Pour le reste, je ne veux plus m’exprimer sur les sujets de société que dans mon costume de bouffon et par le biais de l’humour. Je le mesure aujourd’hui, ma précédente posture adoptée un temps par bravade n’a pas contribué à répandre l’harmonie dans mon sillage.
Par souci d’apaisement, j’y renonce aujourd’hui. Et je demande à tous, amis et ennemis, de respecter ce choix qui est le mien. Désormais, je veux me cantonner à mon rôle d’humoriste.
Je veux employer toute mon énergie à distraire, à faire rire, et contribuer par mon art à la pacification du monde ; à la réconciliation entre les âmes.
Voilà : que dire de plus ?
On me demande çà et là d’en finir avec ma fameuse quenelle dont certains de mes détracteurs ont voulu faire un symbole nazi. Non : ma quenelle n’est pas comme certains ont voulu le faire croire : « un salut nazi inversé ». Ma quenelle n’est pas et n’a jamais été l’expression d’un « geste antisémite ».
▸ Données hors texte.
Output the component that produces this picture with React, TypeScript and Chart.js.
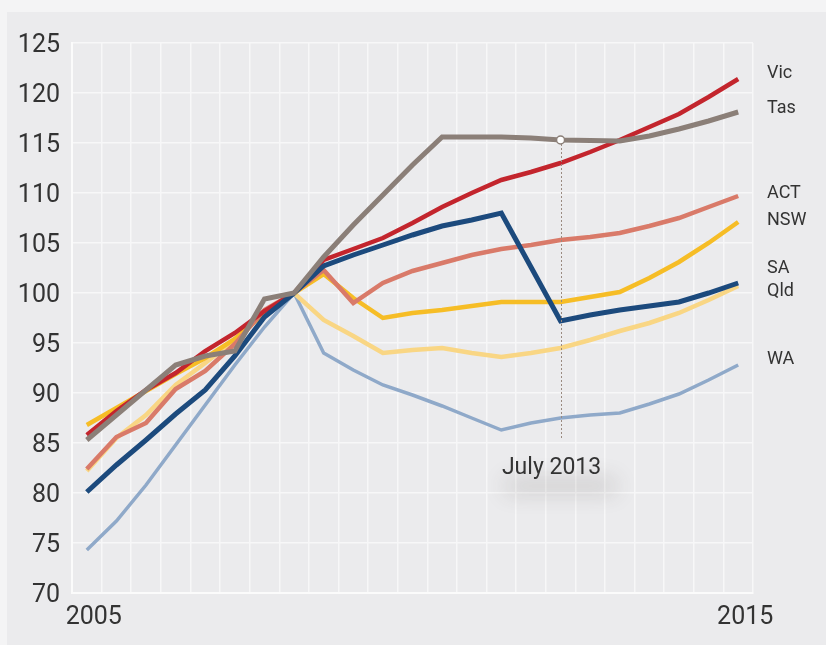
import React, { useEffect, useRef } from 'react';
import { Chart, registerables } from 'chart.js';

Chart.register(...registerables);

// 23 observation periods between 2005 and 2015 (index 16 = July 2013)
const periods = [
  '2005', '', '', '', '', '', '', '', '', '', '', '',
  '', '', '', '', 'July 2013', '', '', '', '', '', '2015',
];
const xTickLabels = ['2005', '2015'];
const yMin = 70;
const yMax = 125;
const yStep = 5;

const vic = [85.8, 88.2, 90.3, 92.0, 94.2, 96.0, 98.2, 100, 103.3, 104.4, 105.5, 107.0, 108.6, 110.0, 111.3, 112.1, 113.0, 114.1, 115.3, 116.6, 117.9, 119.6, 121.4];
const tas = [85.3, 87.8, 90.3, 92.8, 93.7, 94.2, 99.4, 100, 103.6, 106.8, 109.8, 112.8, 115.6, 115.6, 115.6, 115.5, 115.3, 115.25, 115.2, 115.7, 116.4, 117.2, 118.1];
const act = [82.4, 85.6, 87.0, 90.4, 92.2, 94.9, 98.3, 100, 102.3, 99.0, 101.0, 102.2, 103.0, 103.8, 104.4, 104.8, 105.3, 105.6, 106.0, 106.7, 107.5, 108.6, 109.7];
const nsw = [86.8, 88.5, 90.2, 91.9, 93.5, 95.4, 98.0, 100, 101.9, 99.5, 97.5, 98.0, 98.3, 98.7, 99.1, 99.1, 99.1, 99.6, 100.1, 101.5, 103.1, 105.0, 107.1];
const sa = [80.1, 82.8, 85.3, 87.9, 90.3, 93.7, 97.6, 100, 102.7, 103.8, 104.8, 105.8, 106.7, 107.3, 108.0, 102.6, 97.2, 97.8, 98.3, 98.7, 99.1, 100.0, 101.0];
const qld = [82.2, 85.5, 87.8, 90.8, 93.0, 95.3, 98.0, 100, 97.3, 95.7, 94.0, 94.3, 94.5, 94.0, 93.6, 94.0, 94.5, 95.3, 96.2, 97.0, 98.0, 99.3, 100.7];
const wa = [74.3, 77.2, 80.8, 84.8, 88.8, 92.8, 96.6, 100, 94.0, 92.3, 90.8, 89.8, 88.7, 87.5, 86.3, 87.0, 87.5, 87.8, 88.0, 88.9, 89.9, 91.3, 92.8];

const markerIndex = 16;
const markerLabel = 'July 2013';
const markerBottom = 85.3;

const FONT = 'Roboto, "Open Sans", sans-serif';

type S = { label: string; data: number[]; color: string; width: number; order: number; nudge: number };
const series: S[] = [
  { label: 'Vic', data: vic, color: '#c3252d', width: 4.5, order: 2, nudge: -6 },
  { label: 'Tas', data: tas, color: '#8b7f78', width: 5, order: 0, nudge: -4 },
  { label: 'ACT', data: act, color: '#d97a69', width: 4.5, order: 3, nudge: -3 },
  { label: 'NSW', data: nsw, color: '#f6bd26', width: 4.5, order: 4, nudge: -2 },
  { label: 'SA', data: sa, color: '#1c4a7d', width: 5, order: 1, nudge: -15 },
  { label: 'Qld', data: qld, color: '#f9d684', width: 4.5, order: 5, nudge: 5 },
  { label: 'WA', data: wa, color: '#8fa9c9', width: 3.5, order: 6, nudge: -6 },
];

const overlay = {
  id: 'overlay',
  afterDatasetsDraw(chart: any) {
    const { ctx, scales } = chart;
    const x = scales.x;
    const y = scales.y;
    ctx.save();
    // marker
    const mx = x.getPixelForValue(markerIndex);
    const my = y.getPixelForValue(tas[markerIndex]);
    const mb = y.getPixelForValue(markerBottom);
    ctx.strokeStyle = '#9a8a80';
    ctx.lineWidth = 1;
    ctx.setLineDash([2, 2]);
    ctx.beginPath();
    ctx.moveTo(Math.round(mx) + 0.5, my + 4);
    ctx.lineTo(Math.round(mx) + 0.5, mb);
    ctx.stroke();
    ctx.setLineDash([]);
    ctx.beginPath();
    ctx.arc(mx, my, 4, 0, Math.PI * 2);
    ctx.fillStyle = '#ffffff';
    ctx.fill();
    ctx.lineWidth = 1.5;
    ctx.strokeStyle = '#8b7f78';
    ctx.stroke();

    // label shadow
    const ly = mb + 28;
    ctx.save();
    ctx.shadowColor = 'rgba(70,60,55,0.22)';
    ctx.shadowBlur = 22;
    ctx.shadowOffsetX = 3000;
    ctx.shadowOffsetY = 0;
    ctx.fillStyle = '#000';
    ctx.fillRect(mx - 55 - 3000, ly + 12, 110, 12);
    ctx.restore();

    ctx.fillStyle = '#333333';
    ctx.font = `23px ${FONT}`;
    ctx.textAlign = 'center';
    ctx.textBaseline = 'middle';
    ctx.fillText(markerLabel, mx - 9, ly);

    // series labels
    ctx.font = `18px ${FONT}`;
    ctx.textAlign = 'left';
    ctx.fillStyle = '#333333';
    const lx = x.right + 14;
    series.forEach((s) => {
      const v = s.data[s.data.length - 1];
      ctx.fillText(s.label, lx, y.getPixelForValue(v) + s.nudge);
    });
    ctx.restore();
  },
};

export default function App() {
  const ref = useRef<HTMLCanvasElement | null>(null);
  useEffect(() => {
    if (!ref.current) return;
    const chart = new Chart(ref.current, {
      type: 'line',
      data: {
        labels: periods,
        datasets: series.map((s) => ({
          label: s.label,
          data: s.data,
          borderColor: s.color,
          backgroundColor: s.color,
          borderWidth: s.width,
          pointRadius: 0,
          tension: 0,
          fill: false,
          order: s.order,
          borderJoinStyle: 'miter' as const,
        })),
      },
      options: {
        animation: false,
        responsive: false,
        devicePixelRatio: 1,
        layout: { padding: { left: 0, top: 43, right: 73, bottom: 0 } },
        plugins: { legend: { display: false }, tooltip: { enabled: false } },
        scales: {
          x: {
            type: 'category',
            offset: true,
            afterFit: (s: any) => { s.height = 52; },
            grid: { offset: true, color: '#f7f7f8', lineWidth: 1.5, drawTicks: false },
            border: { display: true, color: '#fbfbfb', width: 2 },
            ticks: {
              autoSkip: false,
              maxRotation: 0,
              padding: 10,
              color: '#333333',
              font: { family: FONT, size: 25 },
              labelOffset: (c: any) => (c.index === 0 ? 13 : 7),
              callback: (_v: any, i: number) => (xTickLabels.includes(periods[i]) ? periods[i] : ''),
            },
          },
          y: {
            min: yMin,
            max: yMax,
            afterFit: (s: any) => { s.width = 72; },
            grid: { color: '#f7f7f8', lineWidth: 1.5, drawTicks: false },
            border: { display: true, color: '#fbfbfb', width: 2 },
            ticks: {
              stepSize: yStep,
              padding: 12,
              labelOffset: 3,
              color: '#333333',
              font: { family: FONT, size: 25 },
            },
          },
        },
      },
      plugins: [overlay],
    });
    return () => chart.destroy();
  }, []);

  return (
    <div style={{ position: 'absolute', left: 0, top: 0, width: 826, height: 645, background: '#f4f4f5', overflow: 'hidden' }}>
      <div style={{ position: 'absolute', left: 7, top: 12, right: 0, bottom: 0, background: '#ebebed' }} />
      <canvas ref={ref} width={826} height={645} style={{ position: 'absolute', left: 0, top: 0, width: 826, height: 645 }} />
    </div>
  );
}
Ma quenelle, c’est un geste d’émancipation de l’esclave, un geste d’insoumission, d’homme libre. Ma quenelle, c’est ma dignité d’homme noir. Je veux bien plaider coupable pour mes excès, mes outrances, mes ratages : mais pas pour le détournement que certains ont voulu faire de mes créations…
Je ne veux pas cautionner la fausse interprétation que l’on a faite de ma quenelle. Et j’espère que la communauté juive, à son tour, reprendra ce geste, non pas comme un artefact antisémite, mais comme le signe de ralliement de tous ceux qui veulent vivre libre et rire à mes spectacles.
Je veux terminer en remerciant mon public toujours aussi nombreux à venir à ma rencontre.
Ce qui prouve bien que l’antisémitisme n’est pas et n’a jamais été un fonds de commerce pour moi.
Voilà, j’en ai terminé. À présent, je donne rendez-vous à ceux qui le désirent, pour rire ensemble de ce monde de fous.
Il y a 20 ans Haim Korsia qui n’était pas encore grand-rabbin de France, m’avait invité à l’accompagner à Auschwitz et cela n’avait finalement pas pu se faire.
Si sa proposition tient toujours, je me ferai un plaisir de l’accompagner là-bas pour nous recueillir ensemble.